-- start of Provided data --
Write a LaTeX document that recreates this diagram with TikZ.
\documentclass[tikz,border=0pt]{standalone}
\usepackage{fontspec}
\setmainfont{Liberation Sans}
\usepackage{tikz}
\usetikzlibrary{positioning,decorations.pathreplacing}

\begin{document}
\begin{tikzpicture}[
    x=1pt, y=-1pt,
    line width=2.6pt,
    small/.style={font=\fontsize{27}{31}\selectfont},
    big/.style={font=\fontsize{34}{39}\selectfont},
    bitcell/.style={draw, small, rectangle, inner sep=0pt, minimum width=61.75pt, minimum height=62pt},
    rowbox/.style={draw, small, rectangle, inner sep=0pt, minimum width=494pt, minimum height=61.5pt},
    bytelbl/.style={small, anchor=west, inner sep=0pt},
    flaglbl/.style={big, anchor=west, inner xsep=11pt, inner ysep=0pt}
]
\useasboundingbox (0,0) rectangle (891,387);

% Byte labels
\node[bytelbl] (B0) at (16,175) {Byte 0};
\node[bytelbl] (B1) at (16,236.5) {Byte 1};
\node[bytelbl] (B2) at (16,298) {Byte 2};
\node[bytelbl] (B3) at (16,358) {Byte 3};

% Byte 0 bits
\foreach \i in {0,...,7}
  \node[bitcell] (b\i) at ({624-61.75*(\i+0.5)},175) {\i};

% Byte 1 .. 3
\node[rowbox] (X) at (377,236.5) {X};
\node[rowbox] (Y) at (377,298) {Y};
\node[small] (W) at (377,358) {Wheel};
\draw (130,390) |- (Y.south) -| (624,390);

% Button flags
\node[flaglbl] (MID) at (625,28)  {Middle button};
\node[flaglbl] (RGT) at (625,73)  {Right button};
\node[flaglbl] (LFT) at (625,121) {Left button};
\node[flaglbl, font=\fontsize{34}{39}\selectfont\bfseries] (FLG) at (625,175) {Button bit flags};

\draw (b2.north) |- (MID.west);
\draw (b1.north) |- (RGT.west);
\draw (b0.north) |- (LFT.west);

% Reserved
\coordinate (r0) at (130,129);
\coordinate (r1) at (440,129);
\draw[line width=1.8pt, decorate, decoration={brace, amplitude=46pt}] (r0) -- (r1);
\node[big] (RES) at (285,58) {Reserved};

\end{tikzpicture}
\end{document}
-- end of Provided data --
> [Task brief]:
Return exactly, please, the lines of the material from the first one down to and including the line where "(b0.north) |- (LFT.west);" appears.

> [Expected answer]:
Write a LaTeX document that recreates this diagram with TikZ.
\documentclass[tikz,border=0pt]{standalone}
\usepackage{fontspec}
\setmainfont{Liberation Sans}
\usepackage{tikz}
\usetikzlibrary{positioning,decorations.pathreplacing}

\begin{document}
\begin{tikzpicture}[
    x=1pt, y=-1pt,
    line width=2.6pt,
    small/.style={font=\fontsize{27}{31}\selectfont},
    big/.style={font=\fontsize{34}{39}\selectfont},
    bitcell/.style={draw, small, rectangle, inner sep=0pt, minimum width=61.75pt, minimum height=62pt},
    rowbox/.style={draw, small, rectangle, inner sep=0pt, minimum width=494pt, minimum height=61.5pt},
    bytelbl/.style={small, anchor=west, inner sep=0pt},
    flaglbl/.style={big, anchor=west, inner xsep=11pt, inner ysep=0pt}
]
\useasboundingbox (0,0) rectangle (891,387);

% Byte labels
\node[bytelbl] (B0) at (16,175) {Byte 0};
\node[bytelbl] (B1) at (16,236.5) {Byte 1};
\node[bytelbl] (B2) at (16,298) {Byte 2};
\node[bytelbl] (B3) at (16,358) {Byte 3};

% Byte 0 bits
\foreach \i in {0,...,7}
  \node[bitcell] (b\i) at ({624-61.75*(\i+0.5)},175) {\i};

% Byte 1 .. 3
\node[rowbox] (X) at (377,236.5) {X};
\node[rowbox] (Y) at (377,298) {Y};
\node[small] (W) at (377,358) {Wheel};
\draw (130,390) |- (Y.south) -| (624,390);

% Button flags
\node[flaglbl] (MID) at (625,28)  {Middle button};
\node[flaglbl] (RGT) at (625,73)  {Right button};
\node[flaglbl] (LFT) at (625,121) {Left button};
\node[flaglbl, font=\fontsize{34}{39}\selectfont\bfseries] (FLG) at (625,175) {Button bit flags};

\draw (b2.north) |- (MID.west);
\draw (b1.north) |- (RGT.west);
\draw (b0.north) |- (LFT.west);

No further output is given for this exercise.